B. Reflection & Dialogue: Free from the Law, but under the Law of Christ.

A question that has been with Christianity from the beginning, and is still with it, is the place which external laws and norms have, or should not have, in Christian life and conscience. The apostle Paul could say to the Galatians that he had cast aside the Jewish Law, the Law of Moses, had died to it, without making distinctions as to the different elements in this law. Both Paul, and Christianity in general, laid great emphasis on the necessity and the activity of the Holy Spirit in the life of believers. There was a danger that from this a belief could arise the view that there were no longer any moral restrictions on human behaviour. And in Church history this temptation was occasionally succumbed to.

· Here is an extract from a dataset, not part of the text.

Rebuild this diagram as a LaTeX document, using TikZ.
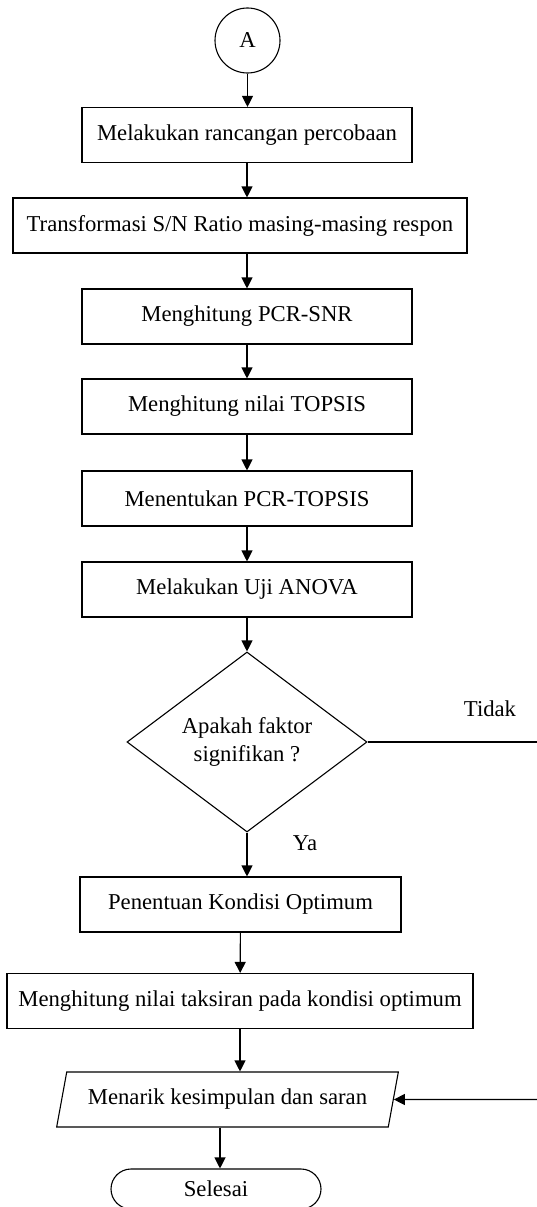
\documentclass[tikz,border=0pt]{standalone}
\usepackage{fontspec}
\setmainfont{Liberation Serif}
\usetikzlibrary{shapes.geometric,shapes.misc,arrows.meta}
\begin{document}
\begin{tikzpicture}[x=1pt,y=-1pt,
  every node/.style={font=\fontsize{22.7}{27}\selectfont},
  line/.style={draw=black,line width=1.1pt},
  arr/.style={line,-{Triangle[width=11pt,length=11pt]}},
  procbox/.style={line,rectangle,inner sep=0pt,minimum height=55pt},
  conn/.style={line,circle,inner sep=0pt,minimum size=65pt},
  decide/.style={line,diamond,inner sep=0pt,minimum width=240pt,minimum height=180pt,align=center,font=\fontsize{22.7}{28}\selectfont},
  io/.style={line,trapezium,trapezium left angle=67,trapezium right angle=113,trapezium stretches=true,inner sep=0pt,minimum width=343pt,minimum height=55pt},
  term/.style={line,rounded rectangle,inner sep=0pt,minimum width=210pt,minimum height=40pt},
  lbl/.style={inner sep=0pt}]
\useasboundingbox (0,0) rectangle (537,1207);
\clip (0,0) rectangle (537,1207);
\fill[white] (0,0) rectangle (537,1207);

\node[conn] (a) at (247.5,40.5) {A};
\node[procbox,minimum width=330pt] (b1) at (247,135) {Melakukan rancangan percobaan};
\node[procbox,minimum width=454pt] (b2) at (240,225.5) {Transformasi S/N Ratio masing-masing respon};
\node[procbox,minimum width=330pt] (b3) at (247,316.5) {Menghitung PCR-SNR};
\node[procbox,minimum width=330pt] (b4) at (247,406.5) {Menghitung nilai TOPSIS};
\node[procbox,minimum width=330pt] (b5) at (247,498.5) {Menentukan PCR-TOPSIS};
\node[procbox,minimum width=330pt] (b6) at (247,589.5) {Melakukan Uji ANOVA};
\node[decide] (d) at (247,742) {Apakah faktor\\signifikan ?};
\node[procbox,minimum width=321pt] (b7) at (240.5,904.5) {Penentuan Kondisi Optimum};
\node[procbox,minimum width=466pt] (b8) at (240,1001) {Menghitung nilai taksiran pada kondisi optimum};
\node[io] (p) at (227.5,1099.5) {Menarik kesimpulan dan saran};
\node[term] (t) at (216,1189) {Selesai};

\node[lbl] (tidak) at (490,709) {Tidak};
\node[lbl] (ya) at (305,843) {Ya};

\coordinate (r1) at (537,742);
\coordinate (r2) at (537,1099.5);

\draw[arr] (a.south) -- (a.south |- b1.north);
\draw[arr] (b1.south -| 247,0) -- (b2.north -| 247,0);
\draw[arr] (b2.south -| 247,0) -- (b3.north -| 247,0);
\draw[arr] (b3) -- (b4);
\draw[arr] (b4) -- (b5);
\draw[arr] (b5) -- (b6);
\draw[arr] (b6) -- (d);
\draw[arr] (d.south) -- (d.south |- b7.north);
\draw[arr] (b7) -- (b8);
\draw[arr] (b8.south) -- (b8.south |- p.north);
\draw[arr] (p.south -| 220,0) -- (t.north -| 220,0);
\draw[line] (d.east) -- (r1);
\draw[arr] (r2) -- (p.east);
\end{tikzpicture}
\end{document}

            Paul, of course, and the Church stress the fruits of the Spirit. But together with this, there was Jesus’ teaching on the need of self denial, of taking up one’s cross and following him on the road to suffering and glory. But the question always remained as to the connection between the internal working of the Holy Spirit, Christian freedom, and external laws and norms. Paul once (1 Corinthians 9:21) spoke of being as one outside the law (of Moses) but under Christ’s law. Christ’s law, however, is not a code, not spelled out in detail. It is in the Gospels, in the Eight Beatitudes, in the Sermon on the Mount, and in Church tradition.There is, however, a great difference in time and culture between the days of Christ and of the early Church and our own, differences to be borne in mind. When we seek today, as in Paul’s day, to discover the will of God, to know what God wants, what is the right and perfect thing to do, many factors have to be borne in mind, not least what Paul has advised the Romans – not to model oneself on current secular views or mindsets but to pay central attention to a new mind modelled by one’s new Christian mind.